## Problem to solve
Wherever the string "this" appears, copy the whole line.
□ □ □ □ □ □ □
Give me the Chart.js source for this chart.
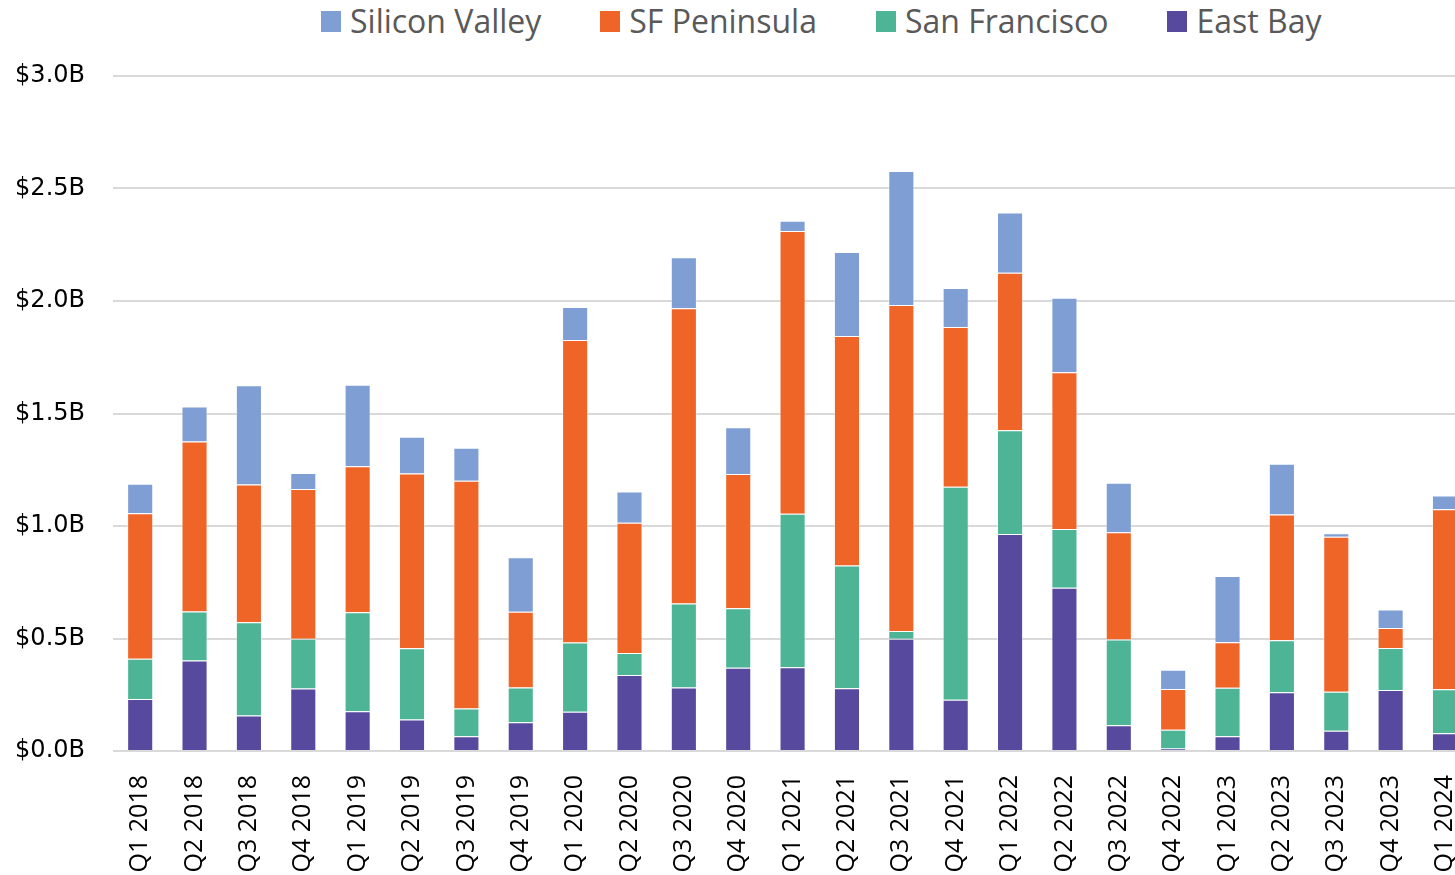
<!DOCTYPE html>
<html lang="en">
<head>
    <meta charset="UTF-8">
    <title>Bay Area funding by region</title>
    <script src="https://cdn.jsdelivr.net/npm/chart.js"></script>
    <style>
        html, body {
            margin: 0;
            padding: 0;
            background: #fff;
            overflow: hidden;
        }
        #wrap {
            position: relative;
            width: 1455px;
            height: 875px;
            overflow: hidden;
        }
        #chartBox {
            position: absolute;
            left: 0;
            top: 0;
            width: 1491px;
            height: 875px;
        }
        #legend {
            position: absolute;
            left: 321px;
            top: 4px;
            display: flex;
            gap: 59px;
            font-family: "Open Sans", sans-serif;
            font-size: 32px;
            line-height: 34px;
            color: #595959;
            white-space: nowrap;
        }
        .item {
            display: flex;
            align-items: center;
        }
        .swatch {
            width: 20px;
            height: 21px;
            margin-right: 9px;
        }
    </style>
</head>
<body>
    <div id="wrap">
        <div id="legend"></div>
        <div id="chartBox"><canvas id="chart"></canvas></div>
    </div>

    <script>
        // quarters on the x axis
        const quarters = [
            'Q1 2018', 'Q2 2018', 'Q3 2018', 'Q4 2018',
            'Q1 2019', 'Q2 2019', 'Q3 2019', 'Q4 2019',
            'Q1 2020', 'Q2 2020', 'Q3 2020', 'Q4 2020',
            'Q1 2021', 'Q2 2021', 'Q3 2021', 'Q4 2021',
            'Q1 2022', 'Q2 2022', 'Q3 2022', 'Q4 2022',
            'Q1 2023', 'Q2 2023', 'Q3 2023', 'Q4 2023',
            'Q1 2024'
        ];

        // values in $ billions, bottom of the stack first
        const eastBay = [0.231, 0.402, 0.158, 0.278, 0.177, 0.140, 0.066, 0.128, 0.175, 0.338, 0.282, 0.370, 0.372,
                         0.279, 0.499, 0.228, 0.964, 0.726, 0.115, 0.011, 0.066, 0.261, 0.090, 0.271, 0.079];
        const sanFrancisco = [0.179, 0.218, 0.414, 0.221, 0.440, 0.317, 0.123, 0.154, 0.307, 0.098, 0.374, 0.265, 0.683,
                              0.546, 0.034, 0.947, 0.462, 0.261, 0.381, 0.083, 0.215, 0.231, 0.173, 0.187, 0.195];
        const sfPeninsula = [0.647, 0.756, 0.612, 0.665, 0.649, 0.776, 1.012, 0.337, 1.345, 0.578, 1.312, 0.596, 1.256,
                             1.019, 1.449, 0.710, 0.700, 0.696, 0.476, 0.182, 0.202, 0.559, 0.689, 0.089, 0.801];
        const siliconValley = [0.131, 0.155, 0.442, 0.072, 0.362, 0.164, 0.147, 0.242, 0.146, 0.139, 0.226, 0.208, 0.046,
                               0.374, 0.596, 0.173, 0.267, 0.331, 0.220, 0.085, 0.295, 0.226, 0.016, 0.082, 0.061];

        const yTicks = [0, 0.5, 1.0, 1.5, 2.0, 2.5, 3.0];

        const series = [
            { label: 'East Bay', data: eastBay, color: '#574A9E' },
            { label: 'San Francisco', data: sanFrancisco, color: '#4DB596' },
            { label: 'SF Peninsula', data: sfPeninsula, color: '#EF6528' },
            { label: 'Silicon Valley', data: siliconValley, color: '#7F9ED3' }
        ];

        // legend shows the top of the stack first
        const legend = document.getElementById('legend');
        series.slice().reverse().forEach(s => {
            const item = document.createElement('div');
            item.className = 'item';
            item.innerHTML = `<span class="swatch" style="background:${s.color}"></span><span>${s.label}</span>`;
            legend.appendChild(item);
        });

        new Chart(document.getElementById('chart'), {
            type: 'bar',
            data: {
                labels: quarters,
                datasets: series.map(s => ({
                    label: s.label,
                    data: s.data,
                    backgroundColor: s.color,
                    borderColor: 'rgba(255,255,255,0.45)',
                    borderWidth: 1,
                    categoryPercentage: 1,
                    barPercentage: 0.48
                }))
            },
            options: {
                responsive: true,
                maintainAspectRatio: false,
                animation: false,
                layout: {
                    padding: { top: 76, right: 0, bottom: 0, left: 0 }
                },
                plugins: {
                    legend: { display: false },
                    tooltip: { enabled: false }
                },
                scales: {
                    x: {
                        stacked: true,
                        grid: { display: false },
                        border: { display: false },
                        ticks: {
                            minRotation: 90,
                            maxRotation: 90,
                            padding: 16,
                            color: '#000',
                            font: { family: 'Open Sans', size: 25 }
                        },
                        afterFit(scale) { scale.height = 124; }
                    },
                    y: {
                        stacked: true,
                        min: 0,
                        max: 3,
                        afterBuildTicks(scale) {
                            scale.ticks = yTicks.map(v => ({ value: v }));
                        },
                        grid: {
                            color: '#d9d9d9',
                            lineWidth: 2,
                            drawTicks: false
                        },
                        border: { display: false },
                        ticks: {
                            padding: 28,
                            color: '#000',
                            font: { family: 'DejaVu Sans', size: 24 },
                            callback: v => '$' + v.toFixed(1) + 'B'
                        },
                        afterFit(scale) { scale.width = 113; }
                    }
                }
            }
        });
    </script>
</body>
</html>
□ □ □ □ □ □ □
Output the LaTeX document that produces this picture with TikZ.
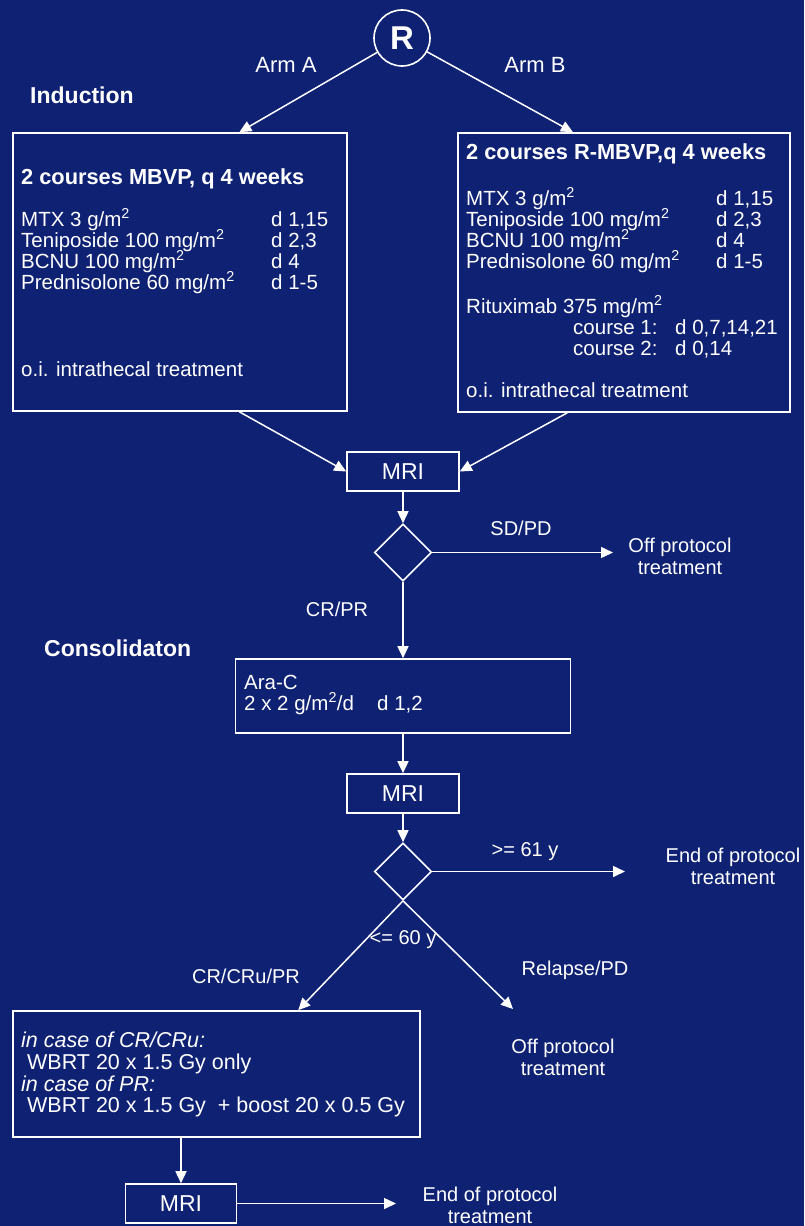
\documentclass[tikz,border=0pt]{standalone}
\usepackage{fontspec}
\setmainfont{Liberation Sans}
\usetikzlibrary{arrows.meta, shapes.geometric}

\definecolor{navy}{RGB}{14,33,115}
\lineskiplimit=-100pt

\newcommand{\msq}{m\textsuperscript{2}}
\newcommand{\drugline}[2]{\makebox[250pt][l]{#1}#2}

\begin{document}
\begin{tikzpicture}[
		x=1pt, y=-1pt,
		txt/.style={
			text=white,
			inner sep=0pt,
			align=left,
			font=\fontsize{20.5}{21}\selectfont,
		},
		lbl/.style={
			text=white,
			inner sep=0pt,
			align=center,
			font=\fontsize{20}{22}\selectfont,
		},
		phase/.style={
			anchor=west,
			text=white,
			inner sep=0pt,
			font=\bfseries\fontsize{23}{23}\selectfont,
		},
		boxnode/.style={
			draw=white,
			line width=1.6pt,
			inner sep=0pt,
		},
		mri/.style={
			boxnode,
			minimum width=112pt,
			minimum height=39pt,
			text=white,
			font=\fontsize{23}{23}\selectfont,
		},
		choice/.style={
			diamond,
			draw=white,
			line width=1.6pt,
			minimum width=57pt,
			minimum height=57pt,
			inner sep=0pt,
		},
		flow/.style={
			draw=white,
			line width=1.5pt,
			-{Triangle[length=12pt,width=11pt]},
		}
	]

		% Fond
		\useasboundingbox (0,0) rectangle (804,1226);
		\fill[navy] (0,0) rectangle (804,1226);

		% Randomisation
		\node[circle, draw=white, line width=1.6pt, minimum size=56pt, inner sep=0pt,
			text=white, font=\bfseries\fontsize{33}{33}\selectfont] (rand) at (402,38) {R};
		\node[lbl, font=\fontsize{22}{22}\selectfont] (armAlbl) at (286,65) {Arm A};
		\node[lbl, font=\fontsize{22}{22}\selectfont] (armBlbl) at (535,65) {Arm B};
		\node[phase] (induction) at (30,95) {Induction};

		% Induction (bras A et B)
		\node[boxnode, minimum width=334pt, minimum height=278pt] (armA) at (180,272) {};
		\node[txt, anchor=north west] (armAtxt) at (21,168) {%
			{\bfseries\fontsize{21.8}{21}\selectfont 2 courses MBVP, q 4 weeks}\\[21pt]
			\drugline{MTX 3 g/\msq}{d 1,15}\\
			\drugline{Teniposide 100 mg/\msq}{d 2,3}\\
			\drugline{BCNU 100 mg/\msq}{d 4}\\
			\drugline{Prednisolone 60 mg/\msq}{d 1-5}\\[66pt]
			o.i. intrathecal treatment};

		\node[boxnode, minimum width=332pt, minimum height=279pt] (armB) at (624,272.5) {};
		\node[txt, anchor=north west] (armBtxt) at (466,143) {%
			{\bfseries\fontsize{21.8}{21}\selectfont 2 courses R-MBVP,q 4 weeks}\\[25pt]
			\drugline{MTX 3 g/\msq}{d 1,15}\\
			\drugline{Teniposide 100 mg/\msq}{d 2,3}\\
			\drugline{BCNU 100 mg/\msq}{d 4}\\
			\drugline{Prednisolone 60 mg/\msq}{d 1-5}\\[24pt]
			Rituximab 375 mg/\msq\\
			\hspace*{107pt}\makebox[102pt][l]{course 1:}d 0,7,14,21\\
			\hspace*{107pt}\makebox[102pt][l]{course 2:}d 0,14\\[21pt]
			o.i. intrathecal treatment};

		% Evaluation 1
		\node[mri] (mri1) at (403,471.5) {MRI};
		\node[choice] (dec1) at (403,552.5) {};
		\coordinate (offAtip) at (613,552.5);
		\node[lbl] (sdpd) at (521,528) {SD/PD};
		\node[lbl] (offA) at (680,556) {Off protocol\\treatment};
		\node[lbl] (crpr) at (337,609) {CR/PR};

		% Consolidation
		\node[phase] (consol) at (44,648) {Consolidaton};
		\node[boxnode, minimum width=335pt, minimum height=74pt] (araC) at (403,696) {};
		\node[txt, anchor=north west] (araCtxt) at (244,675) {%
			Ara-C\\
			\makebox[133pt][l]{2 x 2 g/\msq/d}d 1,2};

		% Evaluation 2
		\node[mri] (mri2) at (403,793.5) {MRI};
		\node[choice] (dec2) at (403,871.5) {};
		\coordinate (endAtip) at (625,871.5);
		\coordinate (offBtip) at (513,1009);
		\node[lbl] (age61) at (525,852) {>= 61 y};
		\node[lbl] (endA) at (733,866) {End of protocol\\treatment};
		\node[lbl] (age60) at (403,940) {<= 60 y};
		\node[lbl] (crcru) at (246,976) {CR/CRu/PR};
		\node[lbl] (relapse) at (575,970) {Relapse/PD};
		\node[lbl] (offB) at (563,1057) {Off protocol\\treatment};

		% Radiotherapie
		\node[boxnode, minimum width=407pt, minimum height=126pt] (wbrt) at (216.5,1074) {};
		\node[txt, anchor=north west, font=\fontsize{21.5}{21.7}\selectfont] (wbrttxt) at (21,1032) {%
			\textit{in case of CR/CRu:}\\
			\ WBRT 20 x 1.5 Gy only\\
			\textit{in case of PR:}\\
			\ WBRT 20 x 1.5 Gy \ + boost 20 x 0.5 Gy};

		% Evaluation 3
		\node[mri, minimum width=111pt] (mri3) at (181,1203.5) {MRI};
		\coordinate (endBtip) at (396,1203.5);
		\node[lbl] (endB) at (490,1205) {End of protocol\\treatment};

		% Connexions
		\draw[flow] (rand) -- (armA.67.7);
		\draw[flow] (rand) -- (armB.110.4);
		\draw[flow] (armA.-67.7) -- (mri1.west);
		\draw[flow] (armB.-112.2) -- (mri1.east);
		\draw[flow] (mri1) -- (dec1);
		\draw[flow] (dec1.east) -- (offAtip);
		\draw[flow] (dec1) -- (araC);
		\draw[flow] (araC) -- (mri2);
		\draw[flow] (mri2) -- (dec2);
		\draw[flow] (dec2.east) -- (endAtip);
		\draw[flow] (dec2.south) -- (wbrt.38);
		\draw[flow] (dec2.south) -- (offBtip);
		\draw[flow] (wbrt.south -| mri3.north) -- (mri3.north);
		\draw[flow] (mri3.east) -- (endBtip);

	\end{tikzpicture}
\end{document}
□ □ □ □ □ □ □
## Answer in full
Give me the Chart.js source for this chart.
Output the LaTeX document that produces this picture with TikZ.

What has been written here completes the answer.